The Prime minister’s swift exit from hospital prompted a sharp spike for sterling exchange rates as we started the week, shifting by more than 0.5% up to the mid 1.14s against the Euro on Monday.
With little economic data due for release from the UK as we start the week, it will arguably be the government’s response to the rising pressures the lockdown is imposing on the economy that could prove to be the main driver for Sterling exchange rates.
Last week, the National Institute of Economic and Social Research board produced their latest report estimating a loss of 25% of the UK economy should current lockdown measures be maintained until the summer. Furthermore, shadow cabinet minister Rachel Reeves voiced Labour’s call for the government to detail their exit strategy from the lockdown to alleviate these pressures as and when it is possible.
As it stands, there is every expectation the government will extend the lockdown without change on Thursday however there does seem to be a growing divide within the cabinet, with ministers prioritising the importance of protecting the nation’s well-being against the virus over supporting the economy and vice versa. It will be interesting to see how the markets react should a change in stance be signalled this week.
The euro’s position has weakened gradually on the international stage since the start of the month, with interbank rates against the pound and the US dollar falling by almost 2% against both major pairings respectively. Evidently the struggles in Italy and Spain in particular have done very little to help support the single currency, with euro holders turning to tomorrow’s key inflation data across the bloc’s major players in the hopes of a change in trend.
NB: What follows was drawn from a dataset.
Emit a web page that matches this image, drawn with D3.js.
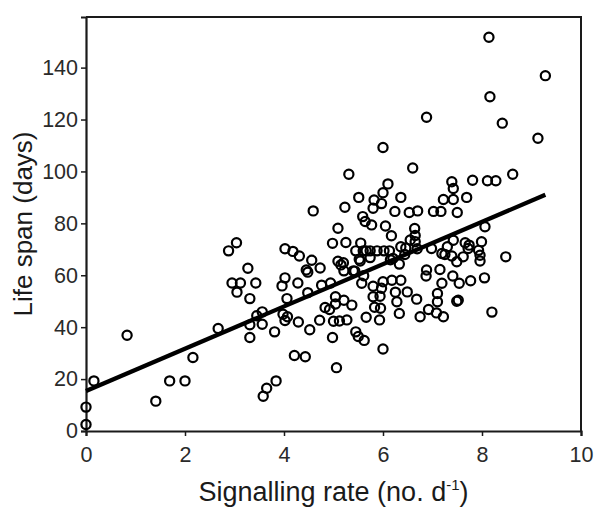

Indeed, the national institutes of statistics for France, Spain and Italy will tomorrow release their Consumer Price index reading for the month of March, with investors watching closely to assess the damage the lockdown has inflicted on their respective economies. Furthermore, these releases come ahead of the International Monetary Fund’s meeting on Saturday to discuss an efficient reallocation of funding to help support the areas of the European economy most impacted. As a result, tomorrow’s release could hold more weight with the markets and is worth keeping an eye on if you have a currency requirement involving the euro.
It could prove to be an interesting start to the week for US dollar exchange rates with this afternoon’s key international trade data holding the potential to be the first market mover. Throughout last year, as trade tensions with the China escalated, the US government leaned on the sizeable growth in exports as a demonstration of strength with a competitive reach that appeased investors and arguable helped the dollar maintain it’s value on the international stage. Now however, with global markets having been pulled to a standstill as a result of the virus, trade data across the majority the US’s main trading partners has already started to show signs of slipping and so today’s releases are expected, understandably to show a drop too.
Importantly, it is worth remembering that US trade represents around 20% of world trade and so a fall in the value of exports for example, might be taken as a sign of weakness across global markets which historically has benefitted the dollar as a result of it’s safe haven status. Something worth considering if you are in the market for US dollars this week.